Secondo grosso tema: la regolamentazione ‘too big to fail’. Ovvero, come ridefinire le regole del gioco, affinché quanto successo non abbia a ripetersi? Le idee anche qui non mancano: vanno da prescrizioni più severe in materia di capitale proprio per le banche di rilevanza sistemica a un tetto massimo agli stipendi dei top manager, da un divieto dei bonus per questi ultimi a un potenziamento della Finma, passando per l’introduzione di un sistema bancario separato fra le attività tradizionali di gestione patrimoniale/attività creditizia (a basso rischio) e quelle (a rischio più o meno elevato) dell’investment banking.
Alcune di queste proposte sono già state discusse in Parlamento. In particolare una dozzina d’anni fa, quando venne approntata la regolamentazione detta ‘too big to fail’, poi rivelatasi inapplicabile alla prima concreta occasione (il tracollo di Cs). Osteggiate soprattutto da Plr, Ppd (ora Centro) e Verdi liberali, allora non trovarono una maggioranza.

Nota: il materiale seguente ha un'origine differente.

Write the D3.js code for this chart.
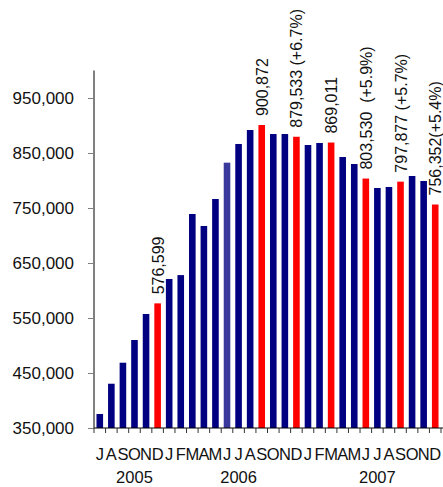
<!DOCTYPE html>
<html>
<head>
<meta charset="utf-8">
<script src="https://cdn.jsdelivr.net/npm/d3@7"></script>
<style>
  html, body { margin: 0; padding: 0; background: #fff; }
  svg { display: block; font-family: "Liberation Sans", Arial, sans-serif; }
</style>
</head>
<body>
<script>
// Monthly totals, July 2005 – December 2007
const months = ["J","A","S","O","N","D",
  "J","F","M","A","M","J","J","A","S","O","N","D",
  "J","F","M","A","M","J","J","A","S","O","N","D"];
const values = [375500, 430500, 468700, 510000, 557300, 576599,
  620900, 628000, 739100, 717300, 766400, 832400, 866400, 891800, 900872, 884500, 884500, 879533,
  864500, 868200, 869011, 842700, 830000, 803530, 786400, 788200, 797877, 808200, 799100, 756352];
// bar groups: 0 = regular month, 1 = reported month, 2 = provisional month
const barGroup = [0,0,0,0,0,1,
  0,0,0,0,0,2,0,0,1,0,0,1,
  0,0,1,0,0,1,0,0,1,0,0,1];
const years = ["2005", "2006", "2007"];
const yearMonthIndex = [3, 12, 24];
const labelIndex = [5, 14, 17, 20, 23, 26, 29];
const labelTexts = ["576,599", "900,872", "879,533 (+6.7%)", "869,011",
  "803,530  (+5.9%)", "797,877 (+5.7%)", "756,352(+5.4%)"];
const yTicks = [350000, 450000, 550000, 650000, 750000, 850000, 950000];

const W = 443, H = 487;
const plotLeft = 94, plotRight = 441, plotTop = 70.5, plotBottom = 428;
const groupColor = ["#000080", "#ff0000", "#3a3a9c"];

const svg = d3.select("body").append("svg").attr("width", W).attr("height", H);

const x = d3.scaleBand().domain(d3.range(values.length)).range([plotLeft, plotRight])
  .paddingInner(0.43).paddingOuter(0.215);
const xb = d3.scaleBand().domain(d3.range(values.length)).range([plotLeft, plotRight]);
const y = d3.scaleLinear().domain([350000, 1000000]).range([plotBottom, plotTop]);

// bars
svg.append("g").selectAll("rect").data(values).join("rect")
  .attr("x", (d, i) => x(i))
  .attr("width", x.bandwidth())
  .attr("y", d => y(d))
  .attr("height", d => y(350000) - y(d))
  .attr("fill", (d, i) => groupColor[barGroup[i]]);

// y axis
const yAxis = d3.axisLeft(y).tickValues(yTicks).tickSize(6).tickPadding(14)
  .tickFormat(d3.format(","));
const gy = svg.append("g").attr("transform", `translate(${plotLeft},0)`).call(yAxis);
gy.select(".domain").attr("stroke", "#000").attr("d", `M0,${plotTop}V${plotBottom}`);
gy.selectAll(".tick line").attr("stroke", "#808080");
gy.selectAll(".tick text").attr("font-size", 17).attr("fill", "#111")
  .attr("font-family", "Liberation Sans, Arial, sans-serif");

// x axis line and tick marks at month boundaries
const gx = svg.append("g");
gx.append("line").attr("x1", plotLeft).attr("x2", plotRight + 2)
  .attr("y1", plotBottom).attr("y2", plotBottom).attr("stroke", "#000");
gx.selectAll("line.tk").data(d3.range(values.length + 1)).join("line").attr("class", "tk")
  .attr("x1", i => plotLeft + i * xb.step()).attr("x2", i => plotLeft + i * xb.step())
  .attr("y1", plotBottom).attr("y2", plotBottom + 5).attr("stroke", "#333");

// month initials
gx.selectAll("text.m").data(months).join("text").attr("class", "m")
  .attr("x", (d, i) => xb(i) + xb.bandwidth() / 2)
  .attr("y", 459.5)
  .attr("text-anchor", "middle").attr("font-size", 16.5).attr("fill", "#111")
  .text(d => d);

// year labels
gx.selectAll("text.yr").data(years).join("text").attr("class", "yr")
  .attr("x", (d, i) => xb(yearMonthIndex[i]) + xb.bandwidth() / 2)
  .attr("y", 482.5)
  .attr("text-anchor", "middle").attr("font-size", 16.5).attr("fill", "#111")
  .text(d => d);

// vertical value labels above selected bars
svg.append("g").selectAll("text").data(labelIndex).join("text")
  .attr("transform", i => `translate(${x(i) + x.bandwidth() / 2 + 6},${y(values[i]) - 9}) rotate(-90)`)
  .attr("font-size", 16).attr("fill", "#111")
  .style("white-space", "pre")
  .text((i, k) => labelTexts[k]);
</script>
</body>
</html>
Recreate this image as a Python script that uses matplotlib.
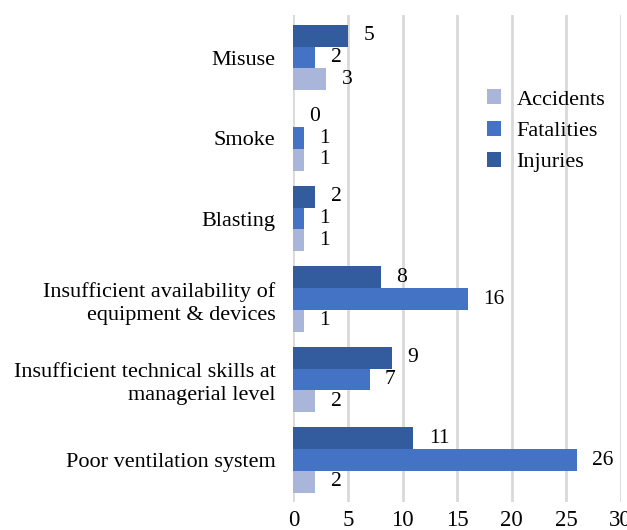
import numpy as np
import matplotlib.pyplot as plt

plt.rcParams['font.family'] = ['Liberation Serif', 'DejaVu Serif']

categories = ["Poor ventilation system",
              "Insufficient technical skills at\nmanagerial level",
              "Insufficient availability of\nequipment & devices",
              "Blasting", "Smoke", "Misuse"]
accidents = [2, 2, 1, 1, 1, 3]
fatalities = [26, 7, 16, 1, 1, 2]
injuries = [11, 9, 8, 2, 0, 5]

c_acc = "#A9B6DA"
c_fat = "#4472C4"
c_inj = "#335C9E"

fig = plt.figure(figsize=(6.27, 5.30), dpi=100)
ax = fig.add_axes([0.468, 0.053, 0.522, 0.919])

y = np.arange(len(categories))
h = 0.27
series = [(accidents, c_acc, "Accidents", -h),
          (fatalities, c_fat, "Fatalities", 0),
          (injuries, c_inj, "Injuries", h)]
for vals, col, lab, off in series:
    bars = ax.barh(y + off, vals, height=h, color=col, label=lab, zorder=2)
    for b, v in zip(bars, vals):
        ax.annotate(str(v), (v, b.get_y() + b.get_height() / 2),
                    xytext=(11, 0), textcoords="offset points",
                    ha="left", va="center", fontsize=15.5)

ax.set_xlim(0, 30)
ax.set_ylim(-0.52, 5.53)
ax.set_xticks(range(0, 31, 5))
ax.set_yticks(y)
ax.set_yticklabels(categories, ha="right", linespacing=1.3)
ax.tick_params(axis="both", length=0)
ax.tick_params(axis="x", labelsize=16.5, pad=6)
ax.tick_params(axis="y", labelsize=16, pad=13)
ax.grid(axis="x", color="#D9D9D9", linewidth=2, zorder=0)
ax.set_axisbelow(True)
for s in ax.spines.values():
    s.set_visible(False)

handles, labels = ax.get_legend_handles_labels()
ax.legend(handles, labels, loc="upper left", bbox_to_anchor=(0.563, 0.865),
          frameon=False, fontsize=16, handlelength=0.65, handleheight=0.65,
          labelspacing=0.5, handletextpad=0.7, borderaxespad=0)

fig.savefig("out.png", dpi=100)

Il Consiglio federale, dal canto suo, ha richiesto un’analisi approfondita degli eventi. Il Dff effettuerà un esame dettagliato delle circostanze che hanno portato al piano d’emergenza e valuterà la regolamentazione delle banche ‘troppo grandi per fallire’ con l’aiuto di esperti esterni, si legge in una nota diffusa mercoledì. Le conclusioni di queste analisi (affidate in parte al professore Manuel Ammann, direttore di un istituto dell’Università di San Gallo finanziato, stando alla ‘Wochenzeitung’, dal… Credit Suisse) saranno presentate entro un anno, nel prossimo rapporto del Consiglio federale sulle banche di rilevanza sistemica. Forse troppo tardi per un Parlamento dove molti scalpitano, ansiosi di darsi da fare in questi ultimi scampoli di legislatura prima delle elezioni federali di ottobre.